I first sampled shrimp at the Lawrence, Kansas country club, where I was a guest of my sophisticated girlfriend's parents. On the buffet was a huge bowl of chilled peel and eat shrimp, which seemed to be the most luxurious food I'd ever seen. I had to ask my hosts how to peel them. Years later, I saw my first shrimp farm on the coast of Ecuador. It was an innoccuous collection of pools that had been carved out of a swampy mangrove forest -- cheap land with easy access to the right water for raising shrimp. Few people seemed to care much about mangroves, even though they were well-known to be essential breeding grounds for fish, rays and other creatures, and also served as great storm barriers. These forests were bristly and rugged, and everyone liked the money the shrimp brought in. Later that evening I ate arroz con camarones, a delicious dish with rice and shrimp, and I marveled at how inexpensive the meal was. In subsequent years I noticed an ubuiquity of shrimp in my American life. Cheap restaurants served it with impunity. It became the go to downmarket luxury protein. Whenever I saw a box of frozen shrimp labeled "Product of El Salvador" or "Product of Ecuador" I thought of those denuded mangrove swamps along the coasts. I began to buy only wild shrimp, when I could. But the mangrove forests, which are pretty repetitive, impenatrable, and unsexy, as far as forests go, continued to disappear. For instance, the Philippines, where nearly 1 million acres of mangrove forests have been stripped from the coastlines of that country's many islands. That's 4/5 of all the mangrove forests that once ringed the archipelago. It's not just shrimp farms, either. Around the world, everything from coal plants to luxury hotels has taken the place of mangrove swamps. This video explains why that is a problem.
Notice how the mangroves absorb the shock of the waves. Surely, the people on the top floor of the rooming house in the video below would have appreciated mangos more than shrimp stir fry a few weeks ago when the typhoon hit.
Smart people are coming with all sorts of engineered, concrete and steel strategies for dealing with rising oceans and furious storms. Perhaps we should plant mangroves in tropical areas (and other flora elsewhere), rather than trying to hold the seas back with man-made barriers.
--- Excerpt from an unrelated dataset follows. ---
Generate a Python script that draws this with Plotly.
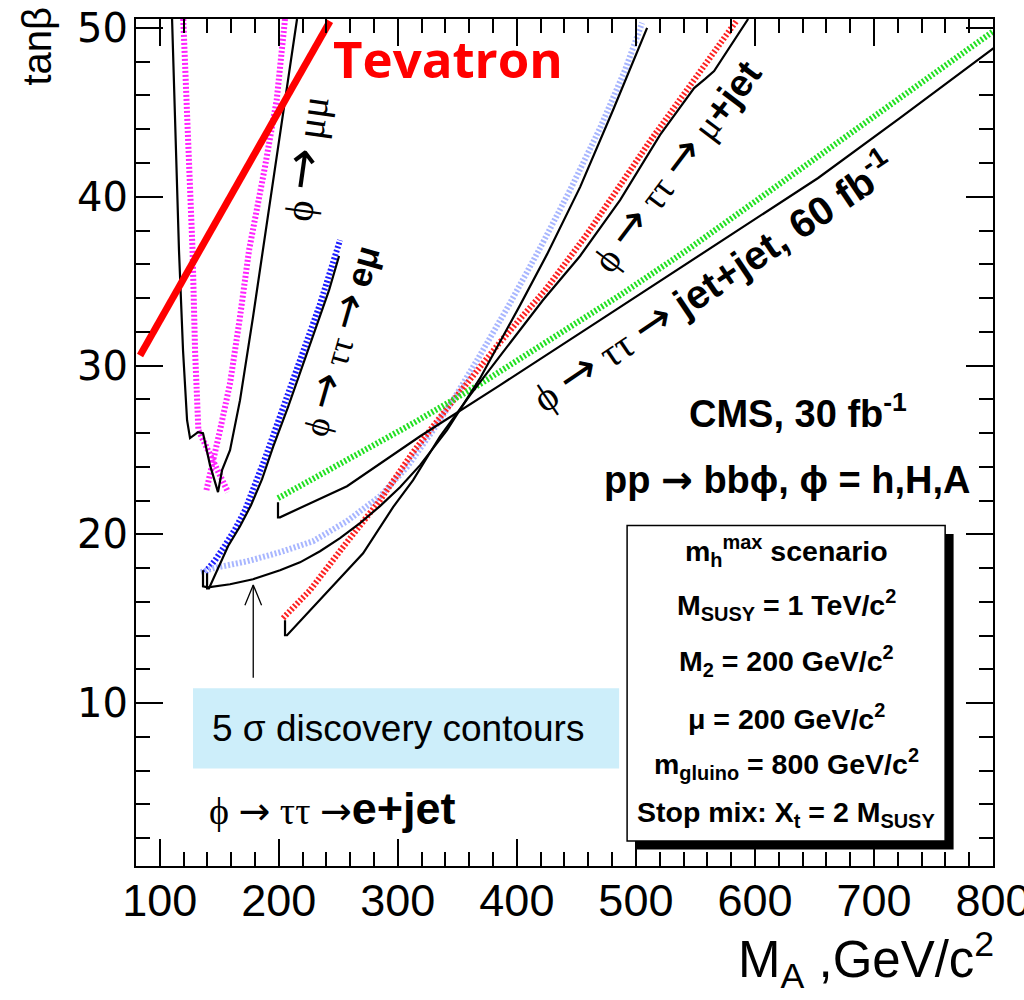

The Philippines has announced plans to restore 94,000 acres of mangrove forests in Tacloban and places like it that where devastated by the recent typhoon. Similar efforts are underway in Vietnam. Curiously, many of these reforestation efforts are taking place on shrimp farms that have been abandoned by their owners as untenable. The Mangrove Action Project can tell you all about it. I wonder if Red Lobster would like to contribute?